## start Data records

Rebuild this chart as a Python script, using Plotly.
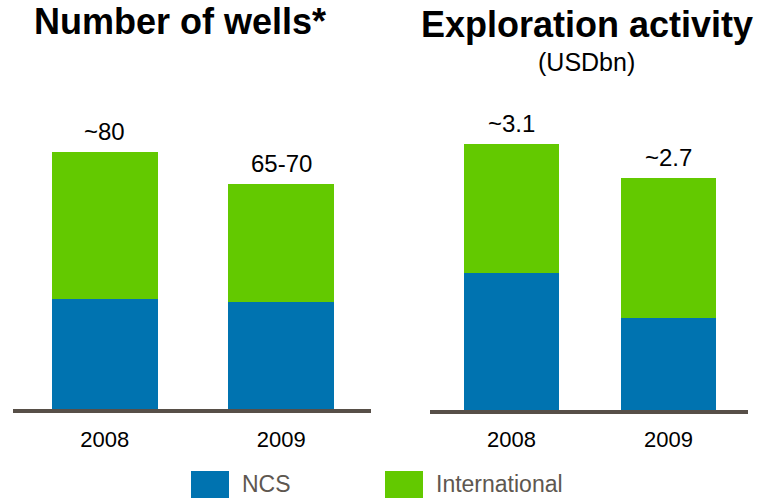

## end Data records
## start Data records

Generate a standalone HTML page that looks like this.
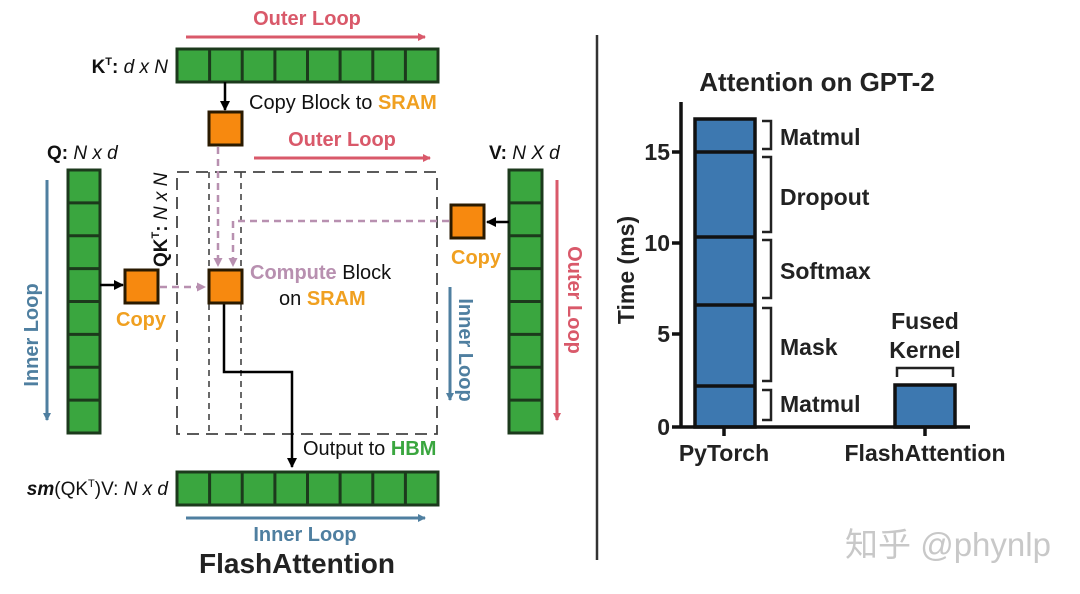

## end Data records
## start Data records

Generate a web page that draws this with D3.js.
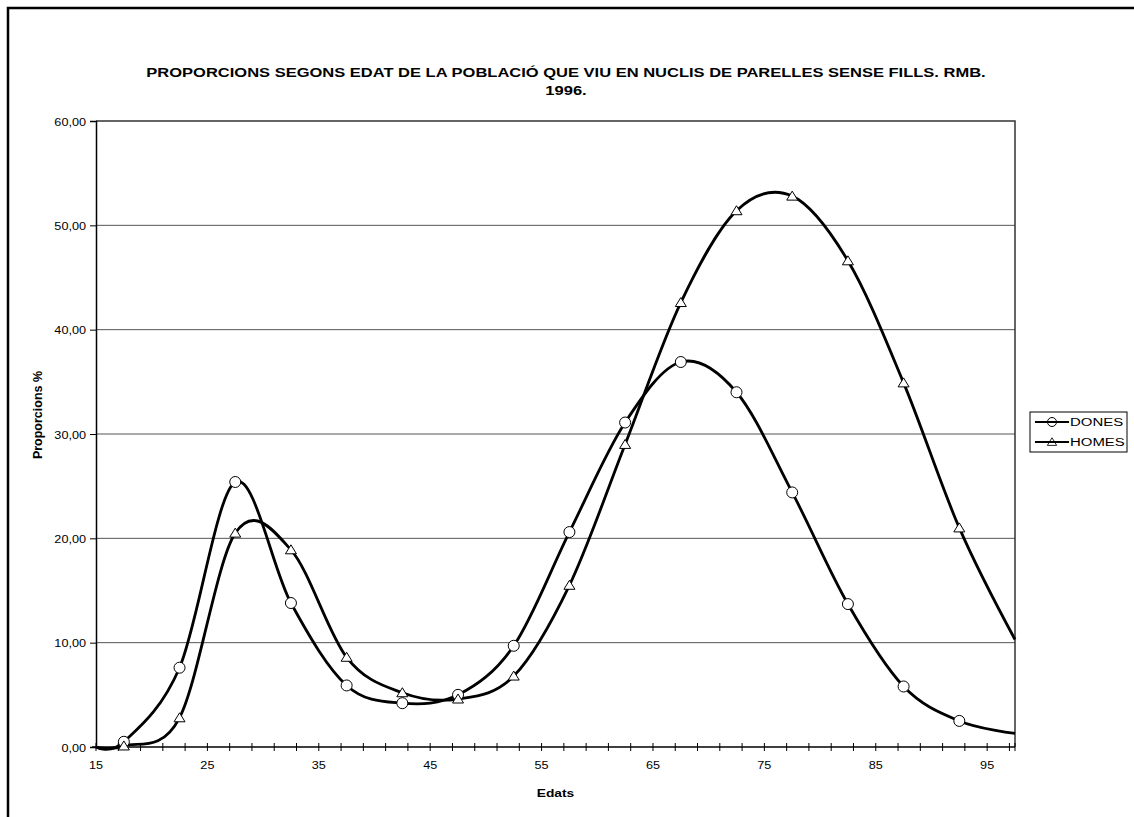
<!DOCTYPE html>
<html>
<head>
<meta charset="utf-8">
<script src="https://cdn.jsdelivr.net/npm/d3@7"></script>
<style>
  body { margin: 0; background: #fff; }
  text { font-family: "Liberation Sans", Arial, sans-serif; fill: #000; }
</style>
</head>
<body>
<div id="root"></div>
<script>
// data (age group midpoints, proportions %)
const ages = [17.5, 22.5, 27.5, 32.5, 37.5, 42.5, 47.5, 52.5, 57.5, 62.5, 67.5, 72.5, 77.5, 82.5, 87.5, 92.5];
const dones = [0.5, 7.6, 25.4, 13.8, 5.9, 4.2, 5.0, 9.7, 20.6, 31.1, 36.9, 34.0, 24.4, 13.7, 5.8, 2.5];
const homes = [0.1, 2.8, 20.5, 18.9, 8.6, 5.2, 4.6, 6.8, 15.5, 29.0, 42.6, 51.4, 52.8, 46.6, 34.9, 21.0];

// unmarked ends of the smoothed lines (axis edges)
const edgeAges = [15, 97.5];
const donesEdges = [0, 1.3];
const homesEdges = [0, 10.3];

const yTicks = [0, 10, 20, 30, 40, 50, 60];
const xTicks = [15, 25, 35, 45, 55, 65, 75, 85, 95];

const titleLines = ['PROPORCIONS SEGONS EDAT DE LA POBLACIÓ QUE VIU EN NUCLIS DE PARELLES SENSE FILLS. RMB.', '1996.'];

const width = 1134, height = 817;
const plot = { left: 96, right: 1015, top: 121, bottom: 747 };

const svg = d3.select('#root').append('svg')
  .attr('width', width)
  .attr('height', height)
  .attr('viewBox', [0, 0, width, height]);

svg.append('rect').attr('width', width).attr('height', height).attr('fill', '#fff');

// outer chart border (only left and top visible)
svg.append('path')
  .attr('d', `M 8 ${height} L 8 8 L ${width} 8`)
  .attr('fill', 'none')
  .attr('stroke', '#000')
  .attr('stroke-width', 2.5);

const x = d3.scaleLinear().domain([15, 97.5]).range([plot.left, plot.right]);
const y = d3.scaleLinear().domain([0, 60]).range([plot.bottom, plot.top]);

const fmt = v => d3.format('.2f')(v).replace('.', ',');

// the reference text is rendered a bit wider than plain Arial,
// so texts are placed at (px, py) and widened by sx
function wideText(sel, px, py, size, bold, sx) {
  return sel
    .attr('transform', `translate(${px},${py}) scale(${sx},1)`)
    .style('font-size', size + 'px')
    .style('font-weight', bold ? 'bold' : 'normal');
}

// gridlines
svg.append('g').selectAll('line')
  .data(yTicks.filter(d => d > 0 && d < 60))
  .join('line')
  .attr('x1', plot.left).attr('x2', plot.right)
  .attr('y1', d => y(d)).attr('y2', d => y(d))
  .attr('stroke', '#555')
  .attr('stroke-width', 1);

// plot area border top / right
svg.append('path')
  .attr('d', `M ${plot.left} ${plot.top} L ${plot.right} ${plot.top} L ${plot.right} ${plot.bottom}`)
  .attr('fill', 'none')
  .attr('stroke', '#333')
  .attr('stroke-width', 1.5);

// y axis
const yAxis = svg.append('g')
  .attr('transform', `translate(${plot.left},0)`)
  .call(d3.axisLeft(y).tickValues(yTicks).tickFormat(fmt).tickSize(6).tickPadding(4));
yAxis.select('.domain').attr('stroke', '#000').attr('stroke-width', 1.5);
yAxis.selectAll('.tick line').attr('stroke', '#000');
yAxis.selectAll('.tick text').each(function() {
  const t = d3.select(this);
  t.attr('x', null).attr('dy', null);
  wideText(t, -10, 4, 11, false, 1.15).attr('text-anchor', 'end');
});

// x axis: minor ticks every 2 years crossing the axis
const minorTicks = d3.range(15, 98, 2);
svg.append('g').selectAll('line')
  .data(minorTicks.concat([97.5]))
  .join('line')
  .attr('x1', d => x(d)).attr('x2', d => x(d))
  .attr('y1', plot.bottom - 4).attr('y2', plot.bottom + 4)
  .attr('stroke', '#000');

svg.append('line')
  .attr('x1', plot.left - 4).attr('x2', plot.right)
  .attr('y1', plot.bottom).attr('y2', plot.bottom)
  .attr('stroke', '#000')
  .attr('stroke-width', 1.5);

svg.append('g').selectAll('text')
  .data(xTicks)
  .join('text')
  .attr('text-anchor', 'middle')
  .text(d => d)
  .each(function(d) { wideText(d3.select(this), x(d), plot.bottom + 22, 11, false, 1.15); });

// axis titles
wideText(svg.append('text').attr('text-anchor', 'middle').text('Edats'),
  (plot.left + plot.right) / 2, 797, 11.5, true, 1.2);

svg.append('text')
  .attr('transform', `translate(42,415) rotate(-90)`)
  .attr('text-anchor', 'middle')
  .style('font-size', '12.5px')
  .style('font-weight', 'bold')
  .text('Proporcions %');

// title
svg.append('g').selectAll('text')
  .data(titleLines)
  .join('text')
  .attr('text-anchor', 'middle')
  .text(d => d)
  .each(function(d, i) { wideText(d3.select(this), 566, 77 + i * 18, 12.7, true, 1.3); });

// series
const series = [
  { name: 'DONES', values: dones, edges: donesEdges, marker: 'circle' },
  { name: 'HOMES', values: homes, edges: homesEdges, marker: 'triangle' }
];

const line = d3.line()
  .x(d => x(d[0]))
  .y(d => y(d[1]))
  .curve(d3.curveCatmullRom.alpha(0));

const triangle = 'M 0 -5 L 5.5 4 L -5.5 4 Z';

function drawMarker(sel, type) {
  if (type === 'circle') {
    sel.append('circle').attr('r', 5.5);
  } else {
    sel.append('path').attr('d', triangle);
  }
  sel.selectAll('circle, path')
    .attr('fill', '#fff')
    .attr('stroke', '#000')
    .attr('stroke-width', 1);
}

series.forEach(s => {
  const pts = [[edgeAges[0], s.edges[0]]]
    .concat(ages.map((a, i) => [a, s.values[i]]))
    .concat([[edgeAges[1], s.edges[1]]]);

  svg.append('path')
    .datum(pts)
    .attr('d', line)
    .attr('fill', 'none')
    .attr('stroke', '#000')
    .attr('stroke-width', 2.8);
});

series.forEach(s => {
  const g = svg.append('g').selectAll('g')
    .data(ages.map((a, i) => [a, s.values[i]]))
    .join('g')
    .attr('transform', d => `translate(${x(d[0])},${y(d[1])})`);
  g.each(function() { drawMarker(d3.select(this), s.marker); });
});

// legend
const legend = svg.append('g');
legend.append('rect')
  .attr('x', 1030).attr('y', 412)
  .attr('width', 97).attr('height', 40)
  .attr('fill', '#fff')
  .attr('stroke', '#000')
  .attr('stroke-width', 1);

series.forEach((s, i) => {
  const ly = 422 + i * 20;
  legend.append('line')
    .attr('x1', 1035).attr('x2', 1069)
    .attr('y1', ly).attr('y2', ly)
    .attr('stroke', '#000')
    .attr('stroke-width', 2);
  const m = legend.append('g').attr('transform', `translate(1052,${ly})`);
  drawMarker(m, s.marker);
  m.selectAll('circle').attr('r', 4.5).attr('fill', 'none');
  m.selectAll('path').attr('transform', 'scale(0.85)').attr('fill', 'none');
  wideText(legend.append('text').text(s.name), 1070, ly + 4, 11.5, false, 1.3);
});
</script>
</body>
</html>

## end Data records

→ **Your instructions**
In the entries above, find each line with the string "that" and copy it.

→ **Answer in full**
Generate a standalone HTML page that looks like this.
Generate a web page that draws this with D3.js.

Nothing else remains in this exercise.